Since he seems to have written the Reality Equalization page to begin with, I suppose we could ask Saikou about it?
That would be an opinion, and one I easily disagree with. If there is a would-be Low 1-C character due to "the Reality-Fiction difference [being] something literal", and they can be harmed by what they see as fiction, then that's an anti-feat for them, and the Reality-Fiction difference isn't something literal & legit but has other mechanics to it, which would mean that them being Low 1-C is wrong.
That would depend on a lot. It can easily be that the character that is being seen as fiction happens to have Tier 1 AP, for instance. Otherwise, though, this example is phrased very incoherently: "Well, what if the Reality-Fiction Difference between two characters is established as literal, but it also isn't?".

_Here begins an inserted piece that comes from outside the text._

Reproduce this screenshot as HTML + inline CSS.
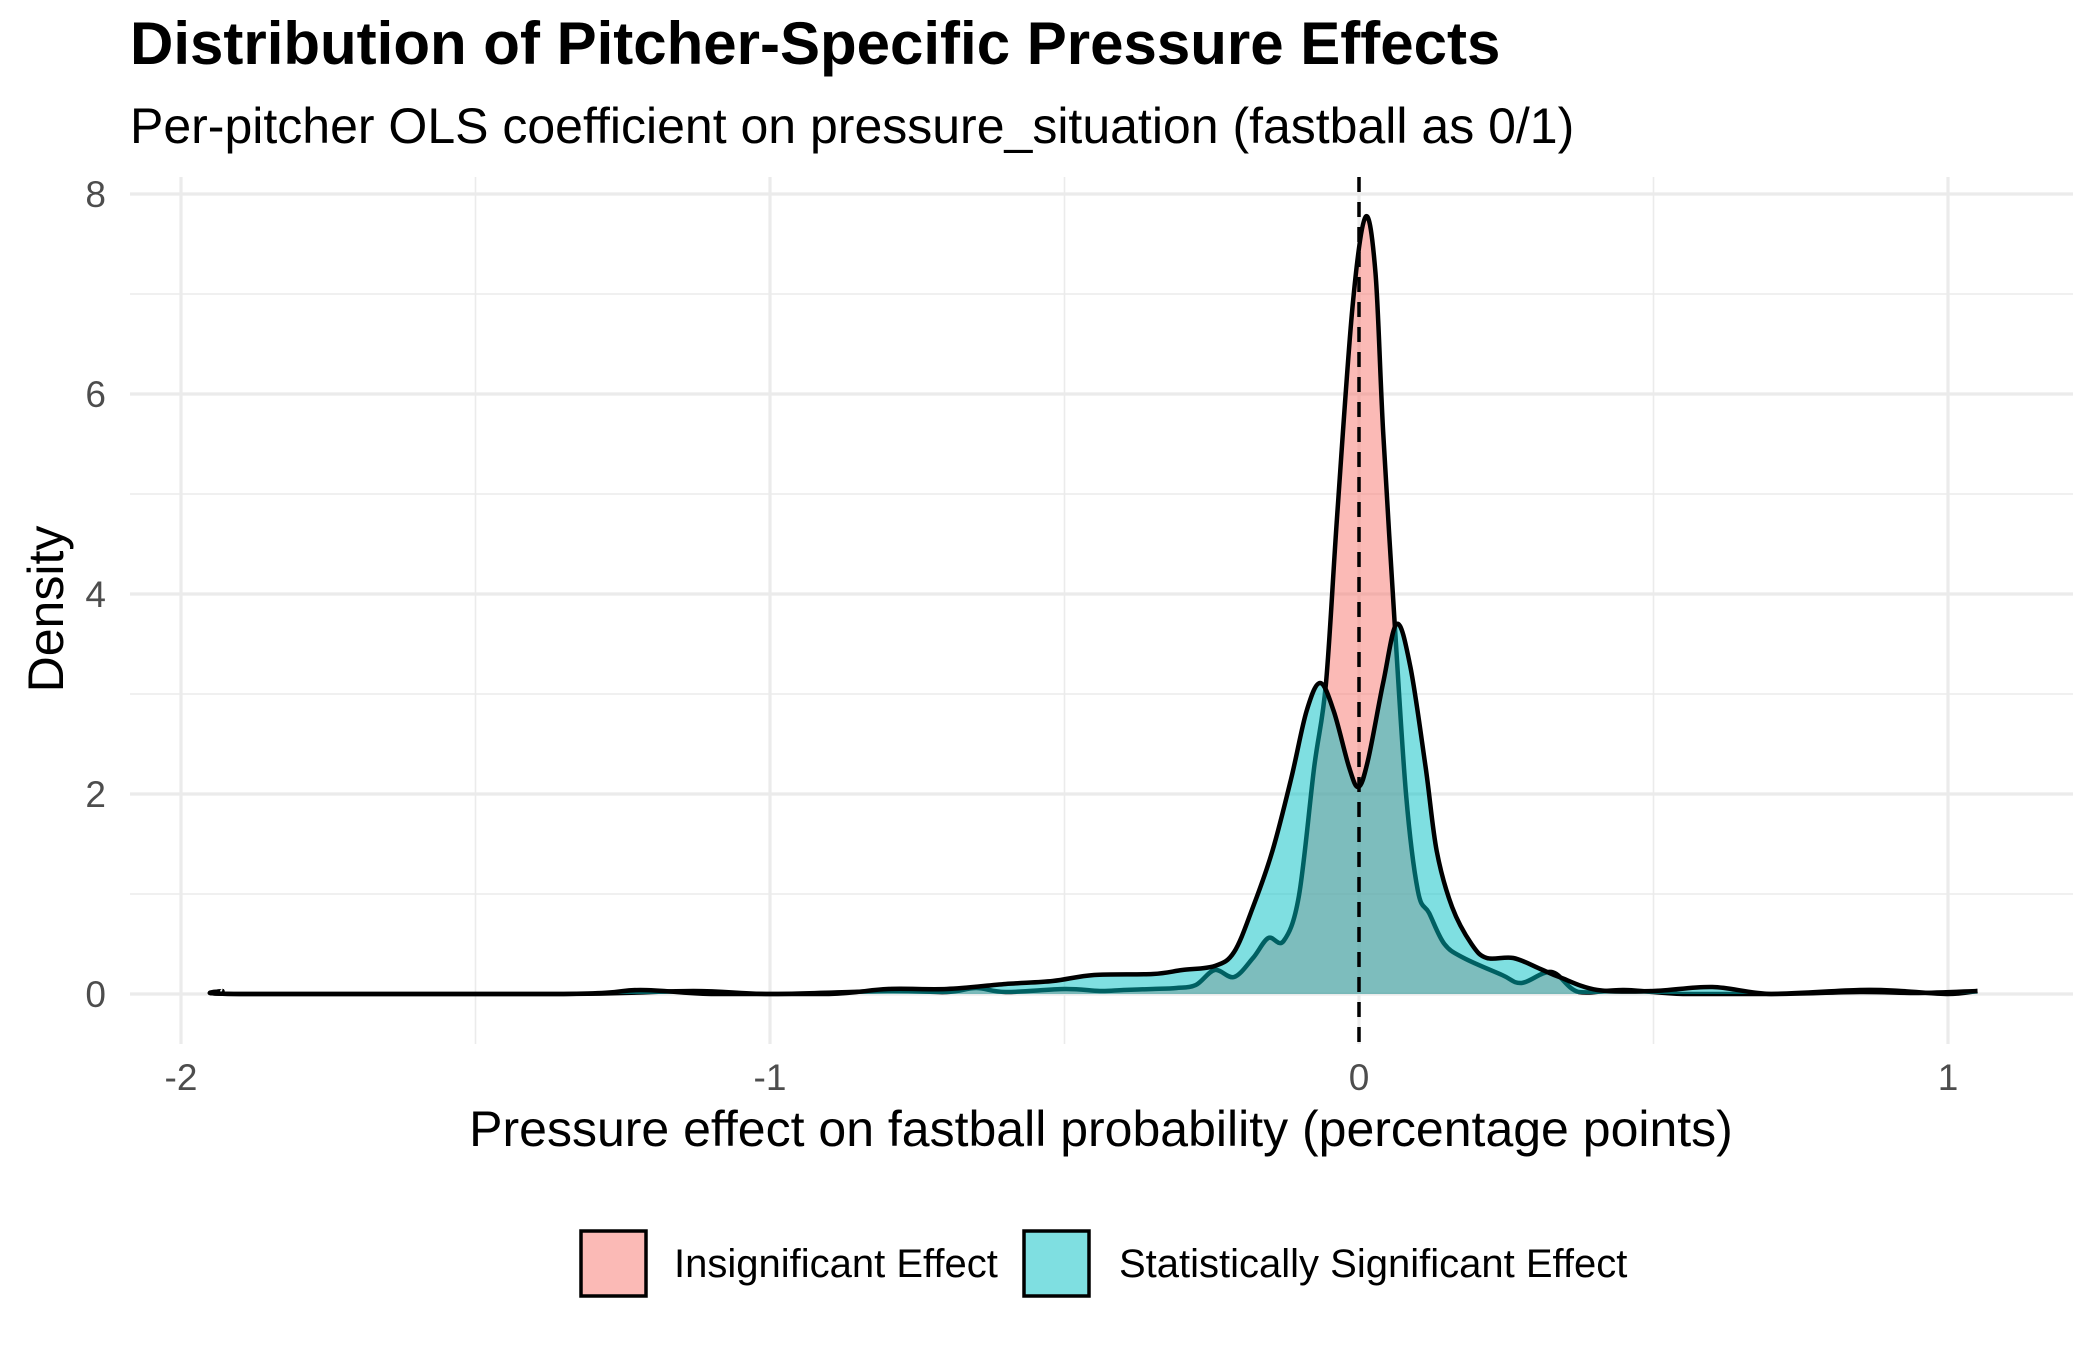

Otherwise: What I am saying is not really a personal opinion, no, those are our standards, and in the context of this thread, your disagreements with them mean nothing, I am sorry to say. If you want to change our rules on how Reality-Fiction Differences are dealt with, then you are welcome to make another thread, but don't try to stall progress in this one solely because of this.
More importantly I feel like most people are ignoring the main problems here. Yes, there is overwhelming evidence that Undertale is a game. The main issue is there is no evidence being brought up that indicates the characters within it, whether The Player or not, are any more or less real or powerful for it
Undertale being perceived as a literal videogame at all while simultaneously being its own, self-contained world would already be taken as evidence of such, so I don't think this is a relevant concern, unless the suggestion is that the Player perhaps just exists in some universe that's disconnected from the gameworld but not transcendent over it (Similar to the scenario I spoke about to Eficiente up there).
You also mentioned the Annoying Dog, but we don't seem to treat him as relevant to the cosmology to begin with, at present, so I don't know how important he is as an example. And even then there's the fact he's just an authorial insertion, and not really Toby Fox "in the flesh" so to speak.